Face of the Franchises
So now that Joba Chamberlain has absconded from the Grooming Nazis known otherwise as the New York Yankees, he has sprouted a facial growth known otherwise as a beard. I know what you’re thinking. But no, it’s too early for a margarita. Try a mimosa instead. What you should be thinking is precisely this: “If you were a pitcher, what sort of beard would you grow?”
This is a very large beard, by the way.
It’s true. The Dodgers’ 2014 slogan is this: “Live. Breathe. Blue.”
It’s true, too, that I’ve designed other team slogans.
Rangers: “Live. Breathe. Choke.”
Angels: “Live. Wheeze. Cough. Seriously, Have You Seen This Smog?”
Rays: “Breathe, Damn It, Breathe! Jeez, Our Fanbase Is Old!”
Yankees: “Live And Let Live–Unless You Have A Beard, You Hippie.”
I call him ATV Man. But that’s just me.

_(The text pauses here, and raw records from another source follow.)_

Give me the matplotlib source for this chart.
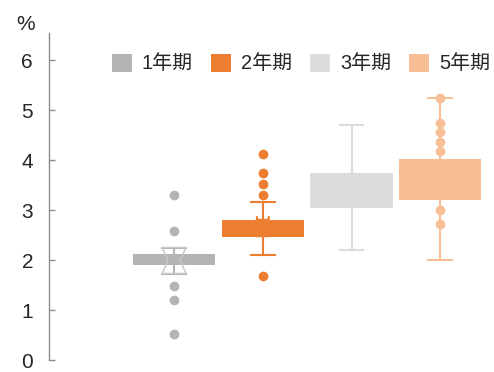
import matplotlib
matplotlib.use('Agg')
import matplotlib.pyplot as plt
from matplotlib.patches import Patch

plt.rcParams['font.family'] = ['Liberation Sans', 'Noto Sans CJK SC', 'DejaVu Sans']

# box statistics (%)
labels = ['1年期', '2年期', '3年期', '5年期']
q1 = [1.90, 2.47, 3.05, 3.20]
med = [2.00, 2.72, 3.40, 3.60]
q3 = [2.12, 2.81, 3.75, 4.03]
whislo = [1.73, 2.10, 2.20, 2.00]
whishi = [2.25, 3.17, 4.69, 5.25]
fliers = [
    [3.30, 2.59, 1.48, 1.20, 0.52],
    [4.12, 3.75, 3.53, 3.31, 1.68],
    [],
    [5.25, 4.75, 4.56, 4.37, 4.18, 3.00, 2.73],
]
# notch (confidence interval) for the first two boxes
ci_lo = [1.73, 2.60]
ci_hi = [2.25, 2.87]

colors = ['#b4b4b4', '#ed7d31', '#dcdcdc', '#f8bf96']
notch_colors = ['#c8c8c8', '#ed7d31']
positions = [1, 2, 3, 4]

fig = plt.figure(figsize=(4.94, 3.72), dpi=100)
ax = fig.add_axes([49 / 494, 1 - 360 / 372, 440 / 494, 327 / 372])

stats = []
for i in range(len(labels)):
    stats.append(dict(q1=q1[i], med=med[i], q3=q3[i], whislo=whislo[i],
                      whishi=whishi[i], fliers=fliers[i], label=labels[i]))

bp = ax.bxp(stats, positions=positions, widths=0.925, capwidths=0.27,
            patch_artist=True, showfliers=True,
            medianprops=dict(linewidth=0),
            boxprops=dict(linewidth=0),
            whiskerprops=dict(linewidth=1.5),
            capprops=dict(linewidth=1.5),
            flierprops=dict(marker='o', markersize=7, markeredgewidth=0))

for i, c in enumerate(colors):
    bp['boxes'][i].set_facecolor(c)
    bp['boxes'][i].set_edgecolor(c)
    bp['boxes'][i].set_zorder(2)
    for w in bp['whiskers'][2 * i:2 * i + 2]:
        w.set_color(c)
        w.set_zorder(1)
    for cap in bp['caps'][2 * i:2 * i + 2]:
        cap.set_color(c)
    bp['fliers'][i].set_markerfacecolor(c)
    bp['fliers'][i].set_zorder(4)

# notch marks on top of boxes 1 and 2
nstats = [
    dict(q1=ci_lo[0], med=med[0], q3=ci_hi[0], whislo=med[0], whishi=med[0],
         cilo=ci_lo[0], cihi=ci_hi[0], fliers=[]),
    dict(q1=q1[1], med=med[1], q3=q3[1], whislo=med[1], whishi=med[1],
         cilo=ci_lo[1], cihi=ci_hi[1], fliers=[]),
]
nb = ax.bxp(nstats, positions=positions[:2], widths=[0.27, 0.14],
            shownotches=True, showcaps=False, showfliers=False,
            medianprops=dict(linewidth=0),
            whiskerprops=dict(linewidth=0))
for i in range(2):
    nb['boxes'][i].set_color(notch_colors[i])
    nb['boxes'][i].set_linewidth(1.0)
    nb['boxes'][i].set_zorder(3)

ax.set_xlim(-0.41, 4.55)
ax.set_ylim(0, 6.54)
ax.set_yticks([0, 1, 2, 3, 4, 5, 6])
ax.set_xticks([])
for s in ['top', 'right', 'bottom']:
    ax.spines[s].set_visible(False)
ax.spines['left'].set_color('#8c8c8c')
ax.spines['left'].set_linewidth(1)
ax.tick_params(axis='y', direction='in', length=4.3, width=1, color='#8c8c8c',
               labelsize=15, labelcolor='#262626', pad=11.5)

fig.text(26 / 494, 1 - 25 / 372, '%', ha='center', va='center',
         fontsize=15, color='#262626')

handles = [Patch(facecolor=c, edgecolor='none') for c in colors]
fig.legend(handles, labels, loc='center left',
           bbox_to_anchor=(111.7 / 494, 1 - 63.5 / 372), ncol=4,
           frameon=False, fontsize=14.4, handlelength=1.0, handleheight=1.0,
           handletextpad=0.5, columnspacing=0.9, borderpad=0, borderaxespad=0,
           labelcolor='#262626')

fig.savefig('out.png', dpi=100)
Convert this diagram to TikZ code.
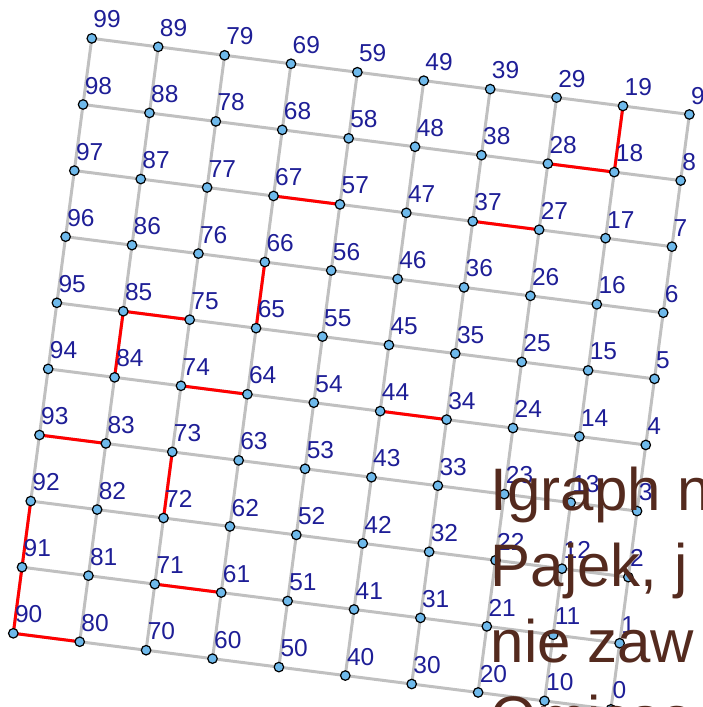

I’m a genius.
So now you’re wondering what sort of superheroes I might design.
Wonder no more.
Paul Goldschmidt is Ice Skate Man: Whenever he sees a fellow Arizonan suffering heat stroke in the middle of the desert in late August, he has a really hard time reaching that person because, you know … ice skates.
Justin Verlander is Rollerblade Man: Whenever he sees someone in any sort of distress, he immediately dons his rollerblades and speeds toward the victim, provided that the victim is located somewhere in the mid-to-late ’90s.
Jose Bautista is Riding Lawnmower Man: Given that the surface of the Rogers Centre is Astroturf, he really doesn’t have a whole lot to do.
Now that you know Adam Dunn appeared in Dallas Buyers Club–you do know that, don’t you?–you’re saying to yourself, “I’ll bet our esteemed mastermind has come up with similar pairings of player and movie.”
Needless to say, you are correct.
Dallas Pliers Club
In perhaps the third-most boring movie ever made–you have to admit, Far and Away and Empire were pretty dull, though I don’t know which is worse: listening to Cruise do brogue for two hours, or watching the Empire State Building for eight–Paul Konerko stars as a mild-mannered Dallas hardware salesman who, true to his calling, joins a pretty selective club.
Dallas Liars Club
In a departure from his usual turn as a no-nonsense straight shooter, Mark Teixeira stars as an area man who continues to insist that the acting in TNT’s Dallas is really pretty good, and that the Cowboys will win it all.
Dallas Jairs Club
In a career-defining role, Jair Jurrjens turns in a triple-duty performance as president, vice-president and treasurer of a social club whose recruitment coordinator is apparently too busy to do the job right. Two weeks after the club is renamed Dallas Jair Club, Jurrjens is sent to Triple-A Round Rock.
Shortly thereafter, the Dallas Club opens its doors.
Dallas Flyers Club
In this heartwarming tale of self-discovery, Derek Jeter stars as a formerly high-flying jetsetter who, having “lost his wings” in a horrifying groin accident, finds inner peace while handing out pizza flyers in a middle-class North Dallas neighborhood. Alex Rodriguez costars as Pizzeria Pete.
Dallas Whole Fryers Club
In this screwball comedy, Bartolo Colon stars as a lapsed Catholic who, in efforts to redeem himself by confessing to the whole of a Franciscan friar, mistakenly goes to work at a poultry-processing plant on Lone Star Drive.